The BSE Sensex is currently trading at 27881.01, down by 204.15 points or 0.73% after trading in a range of 27846.57 and 28143.28. There were 6 stocks advancing against 24 stocks declining on the index.

The broader indices were trading in red; the BSE Mid cap index was down by 0.88%, while Small cap index was down by 0.76%.

The losing sectoral indices on the BSE were Consumer Durables down by 1.23%, Oil & Gas down by 1.17%, Bankex down by 1.03%, Realty down by 1.00% and Capital Goods down by 0.90%.

The top gainers on the Sensex were Adani Ports & Special Economic Zone up by 5.91%, TCS up by 0.62%, Bajaj Auto up by 0.47%, NTPC up by 0.34% and Bharti Airtel up by 0.33%.

On the flip side, Lupin down by 2.96%, ICICI Bank down by 1.87%, Reliance Industries down by 1.73%, Cipla down by 1.57% and Dr. Reddys Lab down by 1.41% were the top losers.

Meanwhile, with an aim to protect domestic manufacturers from cheap imports, the government has imposed an anti-dumping duty on certain hot-rolled steel products from six countries-China, Japan, Korea, Russia, Brazil and Indonesia.
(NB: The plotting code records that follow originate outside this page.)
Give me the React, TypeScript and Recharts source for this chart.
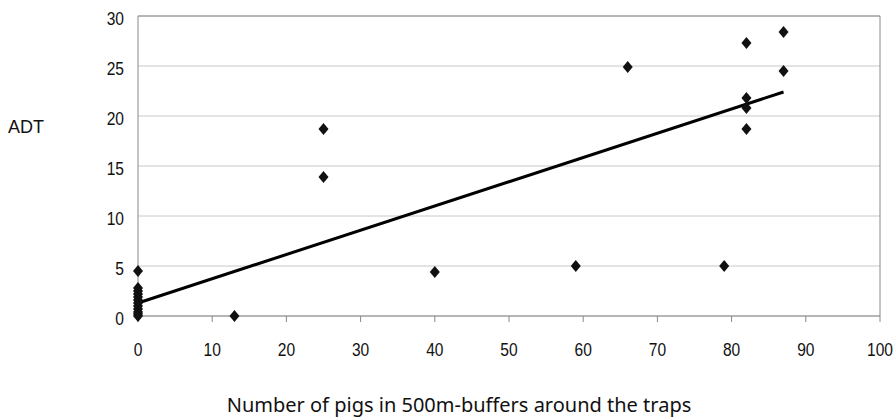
import React from 'react';
import { ComposedChart, Scatter, XAxis, YAxis, CartesianGrid, ReferenceLine } from 'recharts';

const pigs = [0, 0, 0, 0, 0, 0, 0, 0, 0, 0, 0, 0, 13, 25, 25, 40, 59, 66, 79, 82, 82, 82, 82, 87, 87];
const adt = [4.5, 2.8, 2.5, 2.2, 1.9, 1.6, 1.3, 1.0, 0.7, 0.4, 0.2, 0, 0, 18.7, 13.9, 4.4, 5.0, 24.9, 5.0, 27.3, 21.8, 20.8, 18.7, 28.4, 24.5];
const trendX = [0, 87];
const trendY = [1.3, 22.4];
const xTicks = [0, 10, 20, 30, 40, 50, 60, 70, 80, 90, 100];
const yTicks = [0, 5, 10, 15, 20, 25, 30];

const points = pigs.map((x, i) => ({ x, y: adt[i] }));
const trend = trendX.map((x, i) => ({ x, y: trendY[i] }));

const Diamond = (props: any) => {
  const { cx, cy } = props;
  if (cx == null || cy == null) return null;
  return <polygon points={`${cx},${cy - 6} ${cx + 5},${cy} ${cx},${cy + 6} ${cx - 5},${cy}`} fill="#111" />;
};

const FONT = 'Liberation Sans, Arial, sans-serif';

const XTick = (props: any) => {
  const { x, y, payload } = props;
  return (
    <g transform={`translate(${x},${y})`}>
      <text transform="scale(0.82,1)" textAnchor="middle" dy="0.71em" fontFamily={FONT} fontSize={19} fill="#111">
        {payload.value}
      </text>
    </g>
  );
};

const YTick = (props: any) => {
  const { x, y, payload } = props;
  return (
    <g transform={`translate(${x},${y + 2})`}>
      <text transform="scale(0.82,1)" textAnchor="end" dy="0.36em" fontFamily={FONT} fontSize={19} fill="#111">
        {payload.value}
      </text>
    </g>
  );
};

export default function App() {
  return (
    <div style={{ position: 'absolute', left: 0, top: 0, width: 894, height: 419, background: '#fff' }}>
      <ComposedChart width={894} height={419} margin={{ top: 16, right: 14, left: 0, bottom: 0 }}>
        <CartesianGrid vertical={false} stroke="#c8c8c8" />
        <XAxis
          type="number"
          dataKey="x"
          domain={[0, 100]}
          ticks={xTicks}
          interval={0}
          height={103}
          stroke="#888"
          tickSize={6}
          tickMargin={21}
          tick={<XTick />}
          label={{ value: 'Number of pigs in 500m-buffers around the traps', position: 'insideBottom', offset: 7, dx: -50, style: { fontFamily: 'Noto Sans, Open Sans, sans-serif', fontSize: 20, fill: '#111' } }}
        />
        <YAxis
          type="number"
          dataKey="y"
          domain={[0, 30]}
          ticks={yTicks}
          interval={0}
          width={138}
          stroke="#888"
          tickLine={false}
          tickSize={0}
          tickMargin={14}
          tick={<YTick />}
          label={{ value: 'ADT', position: 'insideTopLeft', offset: 0, dx: 8, dy: 104, style: { fontFamily: FONT, fontSize: 18, fill: '#111' } }}
        />
        <ReferenceLine y={30} stroke="#888" />
        <ReferenceLine x={100} stroke="#888" />
        <Scatter data={trend} line={{ stroke: '#000', strokeWidth: 3 }} shape={() => <g />} isAnimationActive={false} />
        <Scatter data={points} shape={Diamond} isAnimationActive={false} />
      </ComposedChart>
    </div>
  );
}
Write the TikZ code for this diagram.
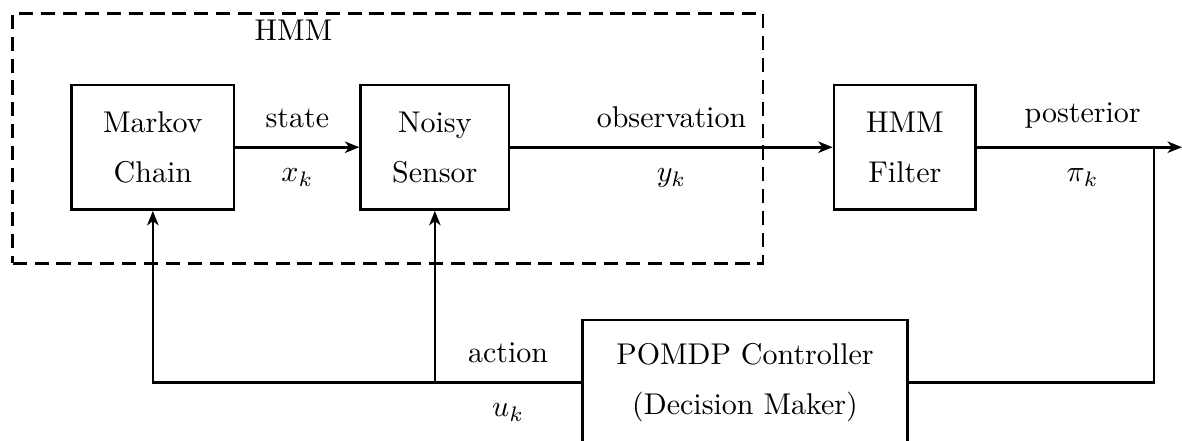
\documentclass[tikz,border=0pt]{standalone}
\usetikzlibrary{arrows.meta,calc}
\begin{document}
\begin{tikzpicture}[x=0.33333pt,y=-0.33333pt,
  every node/.style={font=\fontsize{10}{12}\selectfont},
  blk/.style={draw, line width=0.9pt, minimum height=41.55pt, inner xsep=0pt, inner ysep=0pt, align=center},
  conn/.style={line width=0.9pt},
  arr/.style={conn, -{Stealth[length=4.8pt,width=3.8pt,inset=1.4pt]}},
  labup/.style={inner sep=0pt, anchor=south, yshift=6.2pt},
  labdn/.style={inner sep=0pt, anchor=north, yshift=-7pt},
  hmmbox/.style={draw, line width=0.9pt, dash pattern=on 4.7pt off 2.6pt, inner sep=0pt}
]
\useasboundingbox (0,0) rectangle (1182,440);

% HMM frame
\node[hmmbox, minimum width=250.1pt, minimum height=83.33pt] (hmm) at (387.85,138.3) {};
\node[anchor=base, inner sep=0pt] (hmmlab) at (293.5,40) {HMM};

% blocks
\node[blk, minimum width=54.1pt] (mc) at (152.85,147.2) {Markov\\[4.7pt]Chain};
\node[blk, minimum width=49.43pt] (ns) at (434.85,147.2) {Noisy\\[4.7pt]Sensor};
\node[blk, minimum width=47.23pt] (hf) at (904.85,147.2) {HMM\\[4.7pt]Filter};
\node[blk, minimum width=108.2pt] (pc) at (745,382.3) {POMDP Controller\\[4.7pt](Decision Maker)};

% forward path
\draw[arr] (mc.east) -- (ns.west);
\coordinate (m1) at ($(mc.east)!0.5!(ns.west)$);
\node[labup] (l1) at (m1) {state};
\node[labdn] (l1b) at (m1) {$x_k$};

\draw[arr] (ns.east) -- (hf.west);
\coordinate (m2) at ($(ns.east)!0.5!(hf.west)$);
\node[labup] (l2) at (m2) {observation};
\node[labdn] (l2b) at (m2) {$y_k$};

\coordinate (outend) at (1182,147.2);
\draw[arr] (hf.east) -- (outend);
\coordinate (m3) at (1082.6,147.2);
\node[labup] (l3) at (m3) {posterior};
\node[labdn] (l3b) at (m3) {$\pi_k$};

% feedback
\coordinate (tap) at (1154,147.2);
\draw[conn] (tap) |- (pc.east);
\draw[arr] (pc.west) -| (mc.south);
\coordinate (br) at (ns.south |- pc.west);
\draw[arr] (br) -- (ns.south);
\coordinate (m4) at ($(br)!0.5!(pc.west)$);
\node[labup] (l4) at (m4) {action};
\node[labdn] (l4b) at (m4) {$u_k$};
\end{tikzpicture}
\end{document}
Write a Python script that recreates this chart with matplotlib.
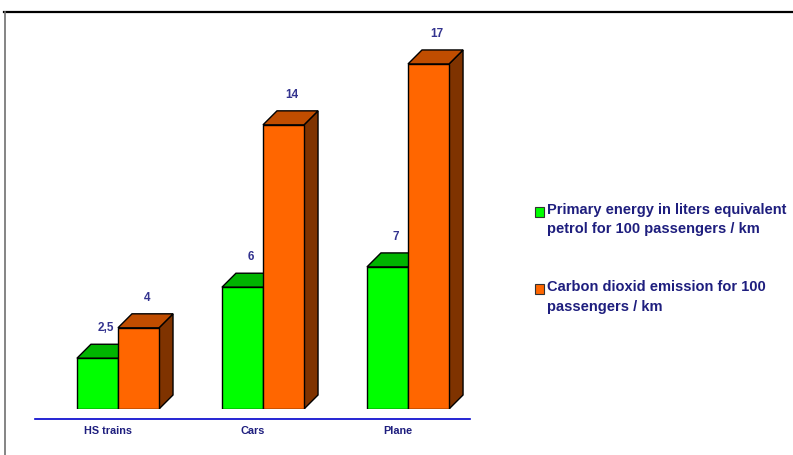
import matplotlib.pyplot as plt
from matplotlib.patches import Polygon, Rectangle
from matplotlib.lines import Line2D

plt.rcParams['font.family'] = ['Liberation Sans', 'DejaVu Sans']

# data
categories = ['HS trains', 'Cars', 'Plane']
energy = [2.5, 6, 7]
co2 = [4, 14, 17]
series_names = ['Primary energy in liters equivalent\npetrol for 100 passengers / km',
                'Carbon dioxid emission for 100\npassengers / km']

# colours: front, top, side
green = ('#00FF00', '#00B400', '#007A00')
orange = ('#FF6600', '#C04D00', '#7F3300')
navy = '#1E1E7E'
label_blue = '#33338F'

W, H = 793, 455
fig = plt.figure(figsize=(W / 100, H / 100), dpi=100)
ax = fig.add_axes([5 / W, 46 / H, 788 / W, 397 / H])
ax.set_xlim(-0.779, 4.655)
ax.set_ylim(0, 19.56)
ax.axis('off')

bar_w = 0.283
dx = 0.0966
dy = 0.69
z = [1]


def fmt(v):
    return ('%g' % v).replace('.', ',')


def bar3d(x0, h, cols):
    front, top, side = cols
    kw = dict(edgecolor='black', linewidth=1, joinstyle='miter')
    ax.add_patch(Polygon([(x0 + bar_w, 0), (x0 + bar_w + dx, dy),
                          (x0 + bar_w + dx, h + dy), (x0 + bar_w, h)],
                         facecolor=side, zorder=z[0], **kw))
    ax.add_patch(Polygon([(x0, h), (x0 + bar_w, h),
                          (x0 + bar_w + dx, h + dy), (x0 + dx, h + dy)],
                         facecolor=top, zorder=z[0] + 1, **kw))
    ax.add_patch(Polygon([(x0, 0), (x0 + bar_w, 0), (x0 + bar_w, h), (x0, h)],
                         facecolor=front, zorder=z[0] + 2, **kw))
    ax.text(x0 + bar_w / 2 + dx * 0.6, h + dy + 0.8, fmt(h), ha='center',
            va='center', fontsize=8.5, fontweight='bold', color=label_blue,
            zorder=20)
    z[0] += 3


for i, cat in enumerate(categories):
    bar3d(i - bar_w, energy[i], green)
    bar3d(i, co2[i], orange)
    ax.text(i - 0.069, -1.08, cat, ha='center', va='center', fontsize=7.8,
            fontweight='bold', color=navy, clip_on=False)

# category axis
ax.plot([-0.572, len(categories) - 1 + 0.428], [-0.49, -0.49],
        color='#0000CC', linewidth=1.2, clip_on=False)

# frame
fig.add_artist(Line2D([4 / W, 1], [1 - 12 / H, 1 - 12 / H], color='black',
                      linewidth=1.6))
fig.add_artist(Line2D([4.5 / W, 4.5 / W], [0, 1 - 12 / H], color='#707070',
                      linewidth=1.2))

# legend
for name, cols, ytop in zip(series_names, (green, orange), (207, 284)):
    fig.add_artist(Rectangle((535 / W, 1 - (ytop + 10) / H), 9 / W, 10 / H,
                             facecolor=cols[0], edgecolor='#333333',
                             linewidth=0.8))
    fig.text(547 / W, 1 - (ytop - 4) / H, name, ha='left', va='top',
             fontsize=10.5, fontweight='bold', color=navy, linespacing=1.5)

fig.savefig('out.png', dpi=100)
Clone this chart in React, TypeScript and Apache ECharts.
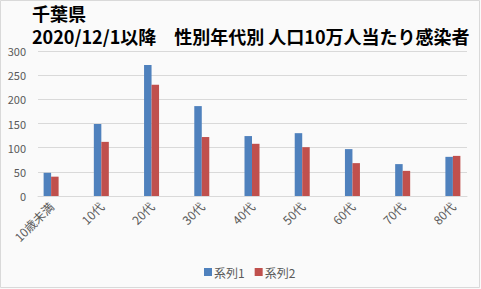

The duty will be the difference between the landed value and the prescribed value, which is $474 per tonne and $557 per tonne, respectively. 

A duty of $474 a tonne was imposed on import of HR flat products of alloy or non-alloy steel of a width up to 2,100 mm and thickness up to 25 mm from Korea and Japan. A similar anti-dumping duty was slapped on import of similar products from China. Imports of the same from Indonesia, Russia and Brazil too attracted $474 per tonne duty. Hot rolled flat products of alloy or non-alloy steel not in coils (commonly known as sheets and plates) of a width up to 4950 mm and thickness upto 150 mm imported from the six nations would attract $ 557 per ton anti-dumping duty. 

The restrictive duty was imposed on the recommendation of the Directorate General of Anti-Dumping (DGAD) and it would be in force till February 7, 2017. DGAD has come to the provisional conclusion that the subject goods have been exported to India from the subject countries below normal value (and) the domestic industry has suffered material injury on account of subject imports from the subject countries. Also, DGAD felt that the injury has been caused by the dumped imports of the subject goods from the subject countries. India is also likely to impose anti- dumping duty on imports of certain cold-rolled steel products from four countries - China, Japan, Korea and Ukraine.

The government had recently extended the minimum import price (MIP) on 66 steel products for a period of two months as against 173 items earlier. The move has evoked a sharp reaction from engineering exporters as it makes their input costs high and renders them uncompetitive in the global market.

The CNX Nifty is currently trading at 8599.05, down by 79.20 points or 0.91% after trading in a range of 8597.40 and 8690.10. There were 6 stocks advancing against 45 stocks declining on the index.

The top gainers on Nifty were Adani Ports & Special Economic Zone up by 5.07%, TCS up by 0.67%, NTPC up by 0.19%, Bharti Airtel up by 0.11% and Bajaj Auto up by 0.09%.

On the flip side, Grasim Industries down by 6.00%, Lupin down by 3.38%, ACC down by 2.20%, IndusInd Bank down by 2.20% and ICICI Bank down by 2.14% were the top losers.

The Asian markets were trading mostly in green; FTSE Bursa Malaysia KLCI increased 0.98 points or 0.06% to 1,672.69, KOSPI Index increased 1.18 points or 0.06% to 2,044.96, Taiwan Weighted increased 22.75 points or 0.25% to 9,177.83, Nikkei 225 increased 34.46 points or 0.21% to 16,799.43 and Hang Seng increased 107.93 points or 0.48% to 22,573.54.

On the other hand, Jakarta Composite decreased 30.54 points or 0.56% to 5,409.75 and Shanghai Composite decreased 3.08 points or 0.1% to 3,022.60.